Unlike those books lining the shelves in your living room, the ownership of books in the amorphous digital realm is much less clearcut. As Michael Kozlowski points out in this article for Good E-Reader, “When Amazon sells you an eBook for the Kindle, they have the right to remove it at any time. The Digital Millennium Copyright Act is referenced and Amazon can take your books away if it finds you’ve been naughty.”
It’s a cogent point and to anyone who has purchased dozens or maybe even hundreds of books on Amazon or any of the other online retailers, the thought that a click of radio button in the administration room of a distant server farm can instantly take away your entire library is a bit unsettling. Given the numbers of ebook stores that have gone belly up in recent years, the question of ownership rights cuts to the heart of the ebook revolution. And, as is often case, Digital Rights Management rears it’s ugly head, adding entanglements that make ownership problematic in certain situations.

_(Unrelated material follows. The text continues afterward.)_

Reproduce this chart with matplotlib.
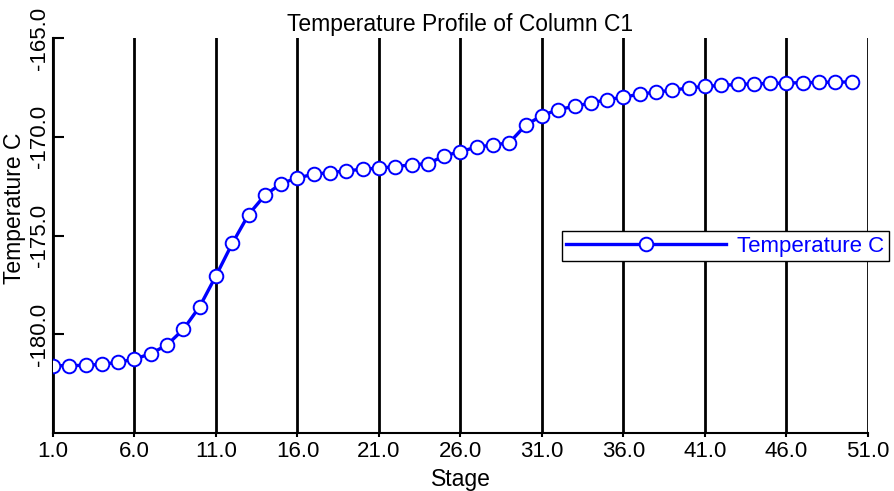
import matplotlib
matplotlib.use('Agg')
import matplotlib.pyplot as plt

plt.rcParams['font.family'] = ['Liberation Sans', 'DejaVu Sans']

# stage number and column temperature
stages = list(range(1, 51))
temps = [-181.59, -181.59, -181.57, -181.52, -181.42, -181.26, -180.98, -180.54, -179.75, -178.6,
         -177.04, -175.4, -173.94, -172.96, -172.37, -172.08, -171.9, -171.81, -171.73, -171.64,
         -171.59, -171.51, -171.42, -171.36, -170.97, -170.75, -170.52, -170.42, -170.3, -169.41,
         -168.93, -168.62, -168.46, -168.29, -168.12, -168.0, -167.84, -167.74, -167.64, -167.53,
         -167.45, -167.4, -167.35, -167.32, -167.3, -167.28, -167.26, -167.25, -167.23, -167.23]
x_ticks = [1, 6, 11, 16, 21, 26, 31, 36, 41, 46, 51]
y_ticks = [-165, -170, -175, -180]

fig = plt.figure(figsize=(8.95, 4.91), dpi=100)
ax = fig.add_axes([0.0592, 0.1181, 0.9106, 0.8045])

# black vertical grid at each stage tick
for xt in x_ticks:
    ax.axvline(xt, color='black', lw=2.0, zorder=1)

ax.plot(stages, temps, color='#0000ff', lw=2.4, marker='o', markersize=9.8,
        markerfacecolor='white', markeredgecolor='#0000ff', markeredgewidth=1.4,
        label='Temperature C', zorder=3)

ax.set_xlim(1, 51)
ax.set_ylim(-185, -165)
ax.set_xticks(x_ticks)
ax.set_xticklabels([f'{v:.1f}' for v in x_ticks], fontsize=16)
ax.set_yticks(y_ticks)
ax.set_yticklabels([f'{v:.1f}' for v in y_ticks], fontsize=16, rotation=90, va='center')

ax.spines['top'].set_visible(False)
ax.spines['right'].set_visible(False)
ax.spines['left'].set_linewidth(1.5)
ax.spines['bottom'].set_linewidth(1.5)
ax.tick_params(axis='x', direction='out', length=3, width=1.5, pad=3)
ax.tick_params(axis='y', direction='in', length=8, width=1.5, pad=2)

ax.set_title('Temperature Profile of Column C1', fontsize=16.5, pad=5)
ax.set_xlabel('Stage', fontsize=16.5, labelpad=4)
ax.set_ylabel('Temperature C', fontsize=16.5)
ax.yaxis.set_label_coords(-0.033, 0.57)

leg = ax.legend(loc='upper left', bbox_to_anchor=(0.6245, 0.511), fontsize=16,
                handlelength=7.2, handletextpad=0.5, borderpad=0.2, borderaxespad=0,
                fancybox=False, framealpha=1, edgecolor='black', numpoints=1)
leg.get_frame().set_linewidth(1.0)
for t in leg.get_texts():
    t.set_color('#0000ff')

fig.savefig('out.png', dpi=100)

There are only a few online bookstores of note that do not sell their books using Digital Rights Management (DRM) and allow for a somewhat clearer path of ownership. TOR books is a science fiction and fantasy imprint and they made the call to abandon DRM and sell books directly to customers. Pottermore came into existence as an avenue to use digital watermarks as a way to sell Harry Potter books, and not restrict how a user can read them. Self-publishing companies such as Smashwords leave it up to the author to decide if they want to employ DRM or not, but when you buy a Smashwords title from iBooks, it does have DRM. Theoretically, what would happen to your purchases if Smashwords went out of business?
The question raised is a good one: do we need consumer protection laws to prevent an ebook seller from blocking access to a purchased title—whether through legalistic fiat or business collapse?